During my materialistic phases, I imagined God a slick car, large house, a Hugo Boss suit, as though God himself wore Gucci. And for some time, I looked for God on the skyways of self-avoidance, mistaking the short-term benefits of the ungrounded bliss trip for enlightenment itself. I went down this road for some time, seemingly joyous on the outside, but a bubbling cauldron of unresolved feelings and memories in the deep within.
I looked everywhere, but in my heart. Conditioned as an armored male warrior, it never occurred to me that God could arise through the feeling heart. I had grown up in a warring family, and adapted my consciousness to the battleground before me. Through my well-defended lens, opening my heart was a dangerous path, one that threatened to distract me from my necessary vigilance.
When I opened my heart too wide, I was vulnerable to attack from warring factions. When my first intimate relationships threatened to open my heart, I fled them. The closer we got to bridging the heart with the genitals, the faster I ran. With no template to stand in the heart-fire, I preferred the safe confines of my lone wolf lair to the perils of vulnerability.
Consistent with my conditioning, I studied to become a criminal trial lawyer. Shortly after being called to the bar, I delayed the start to my law practice. Something in the deep within had another agenda for my path. As part of my process, I went to the courtroom to watch trials and consider my life's direction.
It was here that the first chinks in my armor appeared. Images of old suffering began to flood my courtroom visits -- my mother's unhappy face, my father's acts of violence, hiding under my bed while the battles raged.
As I sat focused at the back of the courtroom, tears poured out of my eyes and drenched my warrior armor at will. My inner world soon became like a series of beaver dams, each with more painful memories lying in wait behind it. Every time I cleared one dam away, another wave of feeling arose. The heart, it spoke.

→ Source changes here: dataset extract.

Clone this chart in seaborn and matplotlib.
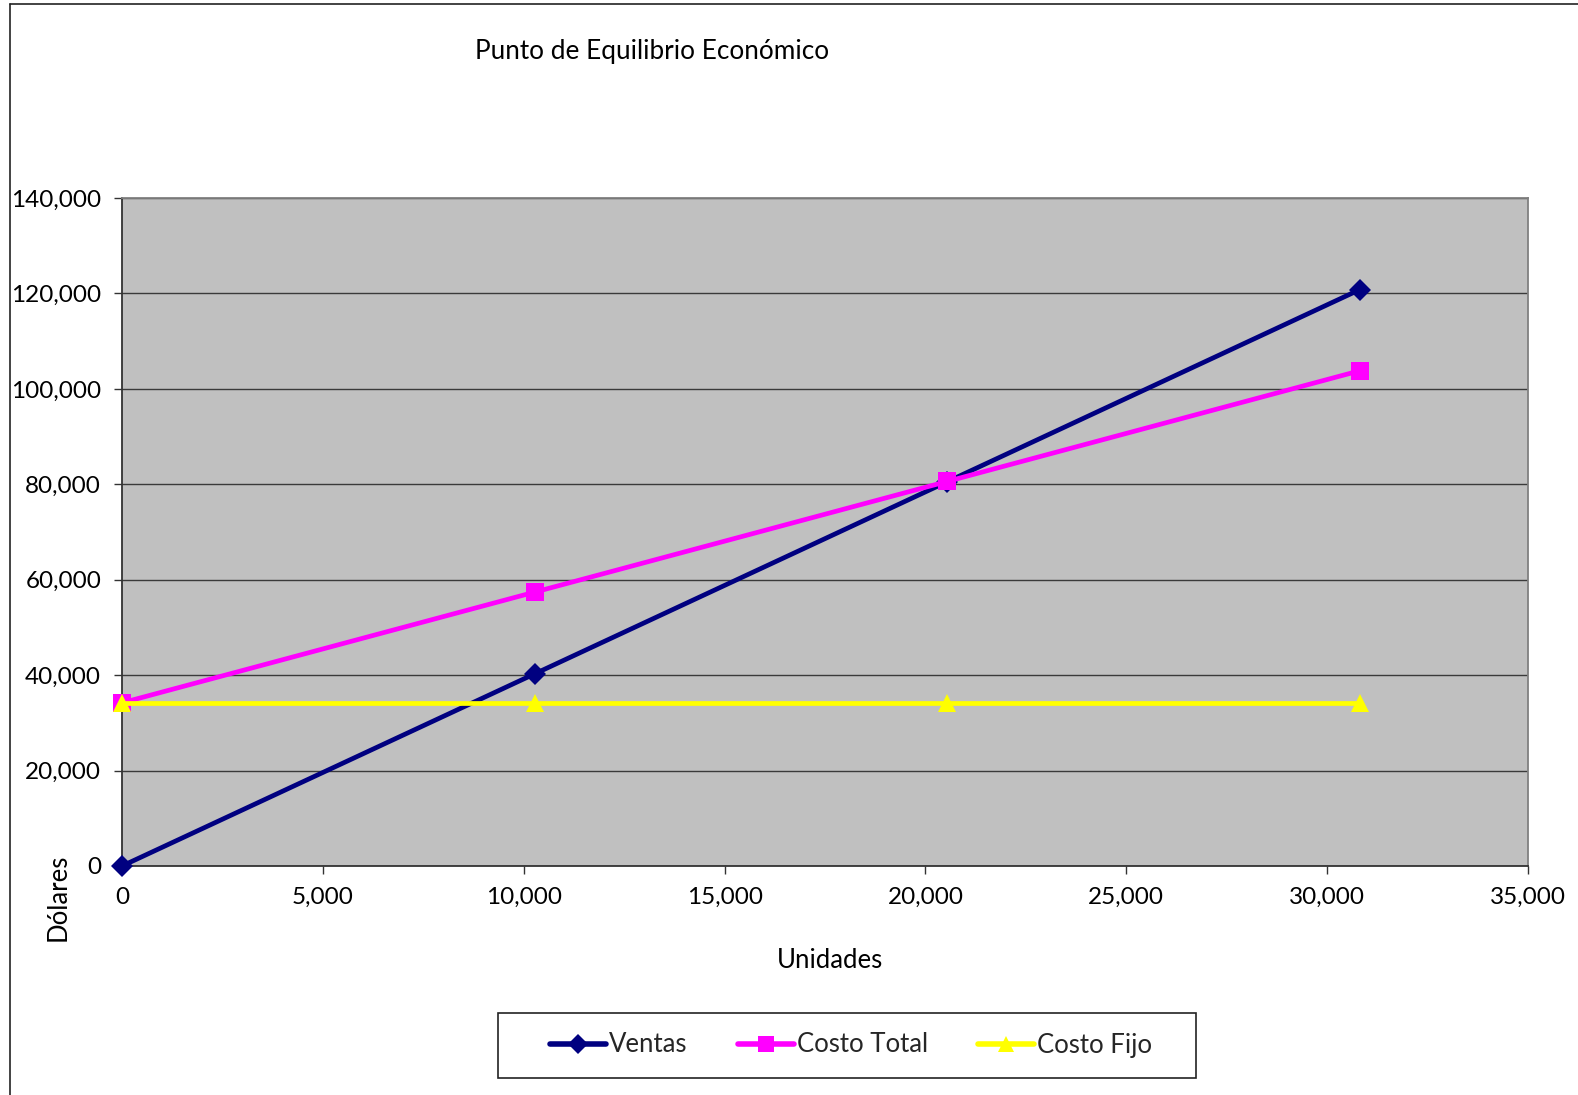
import matplotlib
matplotlib.use("Agg")
import matplotlib.pyplot as plt
from matplotlib.lines import Line2D
from matplotlib.patches import Rectangle
import seaborn as sns
import pandas as pd

# Break-even data
unidades = [0, 10272, 20544, 30816]
ventas = [0, 40270, 80540, 120810]
costo_total = [34200, 57400, 80600, 103800]
costo_fijo = [34200, 34200, 34200, 34200]

series_names = ["Ventas", "Costo Total", "Costo Fijo"]
series_colors = ["#000080", "#FF00FF", "#FFFF00"]
series_markers = ["D", "s", "^"]
series_sizes = [11, 13, 13]

sns.set_theme(style="white")
plt.rcParams["font.family"] = ["Lato", "DejaVu Sans"]

W, H = 1578, 1095
fig = plt.figure(figsize=(W / 100, H / 100), dpi=100)
ax = fig.add_axes([122 / W, 1 - 866 / H, (1528 - 122) / W, (866 - 198) / H])
ax.set_facecolor("#C0C0C0")

df = pd.DataFrame({
    "Unidades": unidades * 3,
    "Dolares": ventas + costo_total + costo_fijo,
    "Serie": sum([[n] * len(unidades) for n in series_names], []),
})

for name, col, mk, ms in zip(series_names, series_colors, series_markers, series_sizes):
    sub = df[df["Serie"] == name]
    sns.lineplot(data=sub, x="Unidades", y="Dolares", ax=ax, color=col,
                 linewidth=3.4, marker=mk, markersize=ms, markeredgewidth=0,
                 clip_on=False, zorder=3, legend=False)

ax.set_xlim(0, 35000)
ax.set_ylim(0, 140000)
ax.set_xticks(range(0, 35001, 5000))
ax.set_yticks(range(0, 140001, 20000))
ax.xaxis.set_major_formatter(matplotlib.ticker.StrMethodFormatter("{x:,.0f}"))
ax.yaxis.set_major_formatter(matplotlib.ticker.StrMethodFormatter("{x:,.0f}"))
ax.grid(axis="y", color="#3a3a3a", linewidth=1.0)
ax.grid(axis="x", visible=False)
ax.set_axisbelow(True)
ax.tick_params(axis="both", direction="out", length=6, width=1, color="#333333",
               labelsize=17.5, labelcolor="black", left=True, bottom=True)
ax.tick_params(axis="y", pad=9)
ax.tick_params(axis="x", pad=9)
ax.set_xlabel("")
ax.set_ylabel("")
for side in ["left", "bottom"]:
    ax.spines[side].set_color("#333333")
    ax.spines[side].set_linewidth(1.3)
for side in ["top", "right"]:
    ax.spines[side].set_color("#808080")
    ax.spines[side].set_linewidth(1.3)

# Titles and labels
fig.text(652 / W, 1 - 52 / H, "Punto de Equilibrio Económico", ha="center", va="center",
         fontsize=18.8, color="black")
fig.text(830 / W, 1 - 961 / H, "Unidades", ha="center", va="center",
         fontsize=18.5, color="black")
fig.text(58 / W, 1 - 897 / H, "Dólares", ha="center", va="center", rotation=90,
         fontsize=18.5, color="black")

# Outer chart border
fig.add_artist(Line2D([10 / W, 10 / W], [0, 1 - 4 / H], color="#222222", linewidth=1.2))
fig.add_artist(Line2D([10 / W, 1], [1 - 4 / H, 1 - 4 / H], color="#222222", linewidth=1.2))

# Legend box
fig.add_artist(Rectangle((498 / W, 1 - 1078 / H), (1196 - 498) / W, (1078 - 1013) / H,
                         transform=fig.transFigure, facecolor="white",
                         edgecolor="#222222", linewidth=1.2, zorder=4))

# Legend entries
handles = [Line2D([0], [0], color=c, linewidth=4, marker=m, markersize=s * 0.9,
                  markeredgewidth=0) for c, m, s in zip(series_colors, series_markers, series_sizes)]
leg = fig.legend(handles, series_names, loc="center", ncol=3,
                 bbox_to_anchor=(851 / W, 1 - 1045 / H), fontsize=18.5,
                 frameon=False, handlelength=2.2, handletextpad=0.1,
                 columnspacing=1.95, borderpad=0.2)
leg.set_zorder(5)

fig.savefig("out.png", dpi=100, facecolor="white")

Thereafter, I returned to my habitual range of emotion, the armored way of being that I knew so well. But something had shifted. There was a crack in my armor where the heart got through. Oddly enough, the crack revealed itself at the video store where I found myself repeatedly renting sentimental love stories -- "Serendipity," "Out of Africa," "Horse Whisperer" -- in an effort to crack my heart back open. I would lie down on my couch and watch the same schmaltzy film like a mantra, crying a little deeper with each viewing. I dared tell no one, but I loved it.